Task directions:
Return the lines below exactly, from the first line to the line that contains "plt.rcParams['mathtext.fontset'] = 'stix'". Leave out pictures.
=== Information shown ===
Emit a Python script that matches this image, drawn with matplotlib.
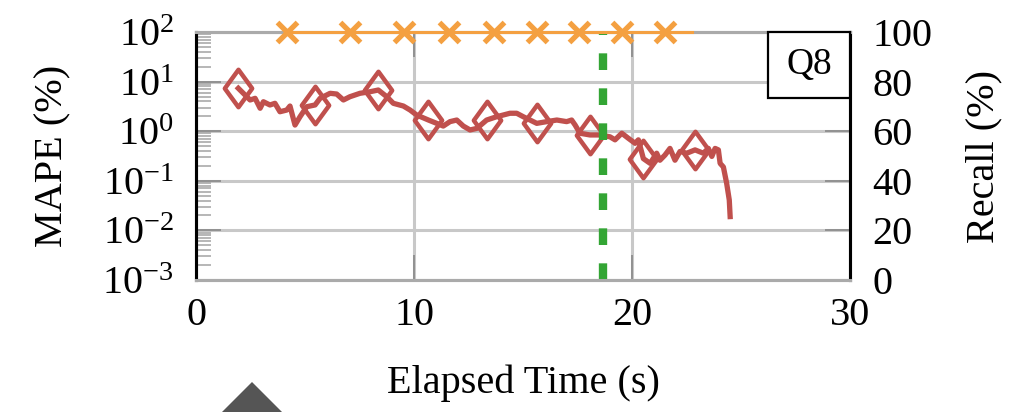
import matplotlib
matplotlib.use("Agg")
import matplotlib.pyplot as plt
from matplotlib.patches import Rectangle, Polygon
from matplotlib.path import Path
from matplotlib.ticker import LogLocator, NullFormatter

plt.rcParams['font.family'] = ['Liberation Serif', 'DejaVu Serif']
plt.rcParams['mathtext.fontset'] = 'stix'

# MAPE trace (elapsed time s, MAPE %)
mape_t = [1.94, 2.48, 2.71, 2.94, 3.09, 3.39, 3.62, 3.85, 4.16, 4.31, 4.54, 4.77, 5.08, 5.46,
          5.69, 6.15, 6.45, 6.76, 7.06, 7.52, 7.98, 8.36, 8.75, 9.05, 9.51, 9.82, 10.12, 10.66,
          11.04, 11.34, 11.65, 11.96, 12.26, 12.57, 12.88, 13.33, 13.79, 14.40, 14.71, 15.01,
          15.63, 16.09, 16.55, 17.00, 17.23, 17.39, 17.61, 18.07, 18.53, 18.99, 19.22, 19.53,
          19.83, 20.14, 20.29, 20.52, 20.83, 21.13, 21.28, 21.51, 21.74, 21.97, 22.20, 22.51,
          22.89, 23.27, 23.50, 23.66, 23.81, 23.96, 24.04, 24.19, 24.34, 24.46, 24.50]
mape_v = [7.33, 4.26, 4.60, 2.90, 3.93, 3.38, 3.65, 2.47, 2.67, 3.22, 1.33, 1.96, 3.12, 3.38,
          4.60, 5.81, 5.62, 4.26, 4.96, 5.81, 6.25, 6.77, 4.96, 3.65, 3.22, 2.67, 2.12, 1.68,
          1.44, 1.27, 1.56, 1.68, 1.27, 1.06, 1.14, 1.68, 1.96, 2.30, 2.30, 1.96,
          1.44, 1.56, 1.68, 1.56, 1.68, 1.33, 0.91, 0.84, 0.84, 0.77, 0.67, 0.91,
          0.72, 0.57, 0.67, 0.28, 0.225, 0.36, 0.26, 0.33, 0.45, 0.26, 0.39, 0.36,
          0.42, 0.36, 0.45, 0.31, 0.45, 0.42, 0.225, 0.19, 0.089, 0.041, 0.019]
mape_marks = [0, 13, 21, 27, 35, 40, 47, 55, 64]

# Recall trace
recall_t = [4.17, 7.06, 9.54, 11.6, 13.67, 15.64, 17.57, 19.54, 21.5, 22.75]
recall_v = [100, 100, 100, 100, 100, 100, 100, 100, 100, 100]
recall_marks = [0, 1, 2, 3, 4, 5, 6, 7, 8]

cutoff_t = 18.67
query = "Q8"

# diamond a bit wider than matplotlib's thin 'd'
diamond = Path([(0, 1), (0.73, 0), (0, -1), (-0.73, 0), (0, 1)], closed=True)

fig = plt.figure(figsize=(10.11, 4.12), dpi=100)
ax = fig.add_axes([0.1939, 0.3204, 0.6469, 0.6019])
ax2 = ax.twinx()

fs = 29
grid_c = '#c8c8c8'

ax.set_yscale('log')
ax.set_ylim(1e-3, 1e2)
ax.set_xlim(0, 30)
ax.set_xticks([0, 10, 20, 30])
ax.set_yticks([1e-3, 1e-2, 1e-1, 1e0, 1e1, 1e2])
ax.yaxis.set_minor_locator(LogLocator(base=10, subs=range(2, 10), numticks=20))
ax.yaxis.set_minor_formatter(NullFormatter())
ax.grid(True, which='major', color=grid_c, lw=2.2)
ax.set_axisbelow(True)
ax.tick_params(axis='both', which='major', direction='in', length=18, width=1.2,
               color='#888888', labelsize=fs, top=True)
ax.tick_params(axis='y', which='minor', direction='in', length=11, width=1.2, color='#aaaaaa')
ax.tick_params(axis='x', pad=12)
ax.tick_params(axis='y', pad=16)

ax.plot(mape_t, mape_v, color='#c0504d', lw=3.8, marker=diamond, markevery=mape_marks,
        markersize=27, mfc='none', mec='#c0504d', mew=3.2, zorder=3)
ax.axvline(cutoff_t, color='#33a534', lw=6, dashes=(2, 2.2), zorder=4)

ax2.set_ylim(0, 100)
ax2.set_yticks([0, 20, 40, 60, 80, 100])
ax2.tick_params(axis='y', direction='in', length=18, width=1.2, color='#888888',
                labelsize=fs, pad=16)
ax2.plot(recall_t, recall_v, color='#f4a041', lw=2.2, marker='x', markevery=recall_marks,
         markersize=14, mew=3.8, clip_on=False, zorder=5)

for a in (ax, ax2):
    a.spines['top'].set_color('#aaaaaa')
    a.spines['bottom'].set_color('#aaaaaa')
    a.spines['left'].set_color('black')
    a.spines['right'].set_color('black')
    for s in a.spines.values():
        s.set_linewidth(2.2)

ax.set_ylabel('MAPE (%)', fontsize=fs, labelpad=22)
ax2.set_ylabel('Recall (%)', fontsize=fs, labelpad=24)
ax.set_xlabel('Elapsed Time (s)', fontsize=fs, labelpad=22)

ax2.add_patch(Rectangle((0.875, 0.734), 0.125, 0.266, transform=ax2.transAxes,
                        fc='white', ec='black', lw=1.6, zorder=6, clip_on=False))
ax2.text(0.9375, 0.867, query, transform=ax2.transAxes, ha='center', va='center',
         fontsize=27, zorder=7)

fig.patches.append(Polygon([[252 / 1011, 1 - 382 / 412], [222 / 1011, 0], [282 / 1011, 0]],
                           closed=True, transform=fig.transFigure, fc='#555555', ec='none'))

fig.savefig('out.png', dpi=100)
===
Solution for this exercise:
Emit a Python script that matches this image, drawn with matplotlib.
import matplotlib
matplotlib.use("Agg")
import matplotlib.pyplot as plt
from matplotlib.patches import Rectangle, Polygon
from matplotlib.path import Path
from matplotlib.ticker import LogLocator, NullFormatter

plt.rcParams['font.family'] = ['Liberation Serif', 'DejaVu Serif']
plt.rcParams['mathtext.fontset'] = 'stix'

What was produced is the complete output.